I

La historia del Asia anterior es un canto épico vivido: el de la lucha de Irán contra Turán; el mundo persa, sedentario y refinado, contra el mundo de los salteadores de la estepa. En oleadas sucesivas e incesantes, grandes masas de caballería arrancadas de las estepas de Turán caían sobre el país de las ciudades y jardines, de la cultura y de la ciencia, y siempre Irán se asimilaba a estos hombres de la estepa, transformándose en adoradores de la vida persa, de su literatura y de sus artes, hasta afeminarlos y debilitarlos. Conseguido esto, se levantaba contra el intruso, pues nunca reconoció como sus iguales a quienes desde tiempo inmemorial lo habían batido y dominado docenas de veces. Si ellos sabían asimilarse fácilmente al pueblo persa, jamás éste los consideró como asimilados. La epopeya heroica de Persia, Schah-Nameh, de los siglos X a XI, habla de la gloriosa dominación de los partos: «La historia estaba vacía, el trono de Irán estaba desierto, y los siglos pasaban, siglos en los que se puede decir que no había emperador en el mundo…».

En la ciudad de Schiras, la ciudad de las rosas, comenzó el levantamiento nacional persa y, haciendo la «guerra santa», vencieron a los partos, los «extranjeros» que habían reinado durante casi quinientos años sobre Persia, defendiéndola contra Roma. Los reyes partos formaron la dinastía nacional de los Sasánidas, famosos por su poderío y esplendor.

Mientras el Imperio romano se hundía, los soberanos persas rechazaron durante cuatro siglos a las tribus nómadas turanesas que, procedentes del este, se dirigían a las regiones fronterizas entre Irán y Turán, en Transoxiana, país comprendido entre el Oxus (Amu-Daria) y Jaxartes (Sir-Daria).

Después de la conquista de Irán por los árabes y el islam, fueron los mismos soberanos extranjeros quienes llamaron a los pueblos nómadas de Turán para formar, con sus guerras feroces, una fuerte guardia contra los habitantes y sus dinastías locales; mas Irán los asimiló a todos. Algunas generaciones después, los sultanes y shas, descendientes de los hombres de las estepas del norte del Sir-Daria, iban al combate, con versos de poetas persas, para proteger a éstos contra sus propias tribus: los selyúcidas contra los choresmanos, y éstos contra los mongoles de Gengis Kan. Estos afeminados guerreros luchaban en vano en el ambiente persa y árabe en que vivían, pues siempre resultaban vencidos por los fieros jinetes de las estepas.

La oleada de pueblos mongoles había inundado Asia y borrado las fronteras, pero el Amu-Daria línea divisoria entre Irán y Turán, continuaba separando ambos reinos: el del Asia anterior, el del ilkán, y el del Asia central, en el que reinaban los descendientes de Tschagatai, segundo hijo de Gengis Kan y que dio nombre a la región.

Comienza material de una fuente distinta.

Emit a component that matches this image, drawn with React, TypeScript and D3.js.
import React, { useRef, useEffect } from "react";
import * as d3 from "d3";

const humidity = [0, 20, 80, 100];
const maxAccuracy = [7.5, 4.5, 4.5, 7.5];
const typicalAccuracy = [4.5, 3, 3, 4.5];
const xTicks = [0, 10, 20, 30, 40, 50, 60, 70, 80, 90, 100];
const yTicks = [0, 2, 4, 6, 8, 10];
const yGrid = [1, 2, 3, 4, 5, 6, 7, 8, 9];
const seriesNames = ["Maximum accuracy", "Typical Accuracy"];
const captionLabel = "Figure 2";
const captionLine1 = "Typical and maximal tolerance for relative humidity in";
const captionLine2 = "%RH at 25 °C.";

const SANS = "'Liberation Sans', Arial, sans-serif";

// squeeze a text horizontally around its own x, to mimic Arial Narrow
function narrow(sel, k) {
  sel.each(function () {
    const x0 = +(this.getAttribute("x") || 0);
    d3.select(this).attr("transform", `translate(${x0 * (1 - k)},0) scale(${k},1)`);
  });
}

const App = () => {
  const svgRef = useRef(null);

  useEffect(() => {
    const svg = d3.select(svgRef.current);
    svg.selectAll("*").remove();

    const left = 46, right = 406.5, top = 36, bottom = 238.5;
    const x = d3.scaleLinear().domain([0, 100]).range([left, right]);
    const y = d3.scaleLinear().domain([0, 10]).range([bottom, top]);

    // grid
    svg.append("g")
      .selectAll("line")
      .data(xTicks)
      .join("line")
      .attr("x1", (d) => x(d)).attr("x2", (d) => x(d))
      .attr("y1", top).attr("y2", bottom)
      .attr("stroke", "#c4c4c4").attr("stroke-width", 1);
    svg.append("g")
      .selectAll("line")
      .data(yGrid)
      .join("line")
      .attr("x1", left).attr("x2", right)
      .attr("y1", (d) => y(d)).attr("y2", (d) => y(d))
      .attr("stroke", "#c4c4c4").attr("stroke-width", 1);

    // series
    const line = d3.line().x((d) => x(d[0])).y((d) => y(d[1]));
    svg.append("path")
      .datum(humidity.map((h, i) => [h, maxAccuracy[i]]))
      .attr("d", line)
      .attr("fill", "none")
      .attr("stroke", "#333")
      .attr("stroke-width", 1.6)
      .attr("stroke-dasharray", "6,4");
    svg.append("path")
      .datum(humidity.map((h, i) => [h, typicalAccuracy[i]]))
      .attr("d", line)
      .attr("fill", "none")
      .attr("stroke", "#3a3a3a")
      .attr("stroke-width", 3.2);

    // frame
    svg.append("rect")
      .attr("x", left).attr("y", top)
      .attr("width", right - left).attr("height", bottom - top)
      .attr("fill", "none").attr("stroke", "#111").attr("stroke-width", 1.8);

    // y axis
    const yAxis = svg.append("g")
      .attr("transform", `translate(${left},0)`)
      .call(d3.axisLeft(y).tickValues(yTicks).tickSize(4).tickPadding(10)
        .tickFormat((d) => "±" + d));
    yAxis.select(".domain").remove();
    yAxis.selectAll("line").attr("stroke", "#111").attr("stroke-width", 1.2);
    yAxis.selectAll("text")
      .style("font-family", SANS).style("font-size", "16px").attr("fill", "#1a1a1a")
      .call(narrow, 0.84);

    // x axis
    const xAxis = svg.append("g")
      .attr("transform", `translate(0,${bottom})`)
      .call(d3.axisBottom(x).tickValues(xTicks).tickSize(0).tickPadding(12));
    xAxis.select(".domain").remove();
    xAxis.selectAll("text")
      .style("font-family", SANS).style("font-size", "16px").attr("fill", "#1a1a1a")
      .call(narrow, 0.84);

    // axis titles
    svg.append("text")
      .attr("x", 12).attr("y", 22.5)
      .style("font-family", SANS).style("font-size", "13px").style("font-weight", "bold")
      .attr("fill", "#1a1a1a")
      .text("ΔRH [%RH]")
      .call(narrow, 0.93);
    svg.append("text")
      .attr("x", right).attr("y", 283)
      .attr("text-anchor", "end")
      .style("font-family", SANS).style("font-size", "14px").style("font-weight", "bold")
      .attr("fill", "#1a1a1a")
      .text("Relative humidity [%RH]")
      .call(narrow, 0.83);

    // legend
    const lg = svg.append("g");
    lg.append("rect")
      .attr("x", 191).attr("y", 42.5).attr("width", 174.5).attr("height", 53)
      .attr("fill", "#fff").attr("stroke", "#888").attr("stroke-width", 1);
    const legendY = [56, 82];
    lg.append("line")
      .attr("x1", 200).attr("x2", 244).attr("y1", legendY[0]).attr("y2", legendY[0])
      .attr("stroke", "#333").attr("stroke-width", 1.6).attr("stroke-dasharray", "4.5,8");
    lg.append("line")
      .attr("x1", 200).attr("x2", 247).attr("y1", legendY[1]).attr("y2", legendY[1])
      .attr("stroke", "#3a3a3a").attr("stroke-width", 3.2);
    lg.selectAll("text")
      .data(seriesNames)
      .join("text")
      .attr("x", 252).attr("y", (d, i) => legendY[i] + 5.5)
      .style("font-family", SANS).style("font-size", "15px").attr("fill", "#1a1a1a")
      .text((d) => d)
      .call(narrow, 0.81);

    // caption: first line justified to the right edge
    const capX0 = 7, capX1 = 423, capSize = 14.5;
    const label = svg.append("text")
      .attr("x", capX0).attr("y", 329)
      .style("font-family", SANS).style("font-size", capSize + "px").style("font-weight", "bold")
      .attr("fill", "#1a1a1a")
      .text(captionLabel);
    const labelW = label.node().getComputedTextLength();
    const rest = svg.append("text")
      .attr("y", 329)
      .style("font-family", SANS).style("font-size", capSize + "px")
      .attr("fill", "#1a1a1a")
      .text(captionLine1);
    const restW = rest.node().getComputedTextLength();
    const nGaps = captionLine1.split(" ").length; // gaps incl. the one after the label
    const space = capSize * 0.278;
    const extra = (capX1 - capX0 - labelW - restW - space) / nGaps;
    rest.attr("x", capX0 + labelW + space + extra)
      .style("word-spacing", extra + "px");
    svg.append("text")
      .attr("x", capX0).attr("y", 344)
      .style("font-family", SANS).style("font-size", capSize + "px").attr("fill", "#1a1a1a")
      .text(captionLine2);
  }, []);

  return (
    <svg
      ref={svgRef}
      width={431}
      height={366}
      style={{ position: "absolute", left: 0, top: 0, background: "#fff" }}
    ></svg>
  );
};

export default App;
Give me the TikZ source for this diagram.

Durante ciento cincuenta años, la lucha fluctuó de un lado al otro del río.

El poder de los kanes mongoles había disminuido mucho. Las provincias se independizaban, aunque los rudos jefes mongoles, tártaros, turcos de otras tribus nómadas tenían como principio, según mandaba la Yassa, obedecer a un solo kan que había de ser de la familia de Gengis. Esto era aprovechado por casi todos los emires, quienes, en su provincia, solían tener algún descendiente de aquél, que era elevado enseguida a la dignidad de kan, como soberano de paja, para reinar en su nombre y, en su nombre, hacer la guerra a sus vecinos. Esta guerra incesante no era lucha de reino contra reino, sino de provincia contra provincia, de emir contra emir, y, en cada dominio, los jefes de las diferentes tribus luchaban entre sí o se conjuraban contra el emir.

Cada emir, cada jefe, cada tribu, no poseían más que aquello que podían defender contra la codicia de los demás. La guerra era el elemento fundamental de la vida: producía héroes y los destituía. Hay cinco cosas que nadie sabe, excepto Alá: el sexo del niño en el seno materno, cuándo ha de llover, lo que ocurrirá al día siguiente y la hora y el sitio en que morirá. ¿Quién puede librarse de su inexorable destino, quién puede defenderse de las flechas de Alá? Aquel que es herido por sus flechas, de emir se convertirá en salteador y deberá esconderse de sus enemigos, huir a las montañas o vagar por las estepas y asegurarse el sustento atacando a las caravanas o a los pastores para arrebatarles sus rebaños, hasta que llegue su buena hora y el éxito le traiga de nuevo adeptos, honores y riquezas. El éxito es como el imán, que atrae hacia el héroe hombres valientes, convierte una banda de salteadores en un verdadero ejército, somete ciudades y fortalezas y vuelve a hacer de un salteador un nuevo emir.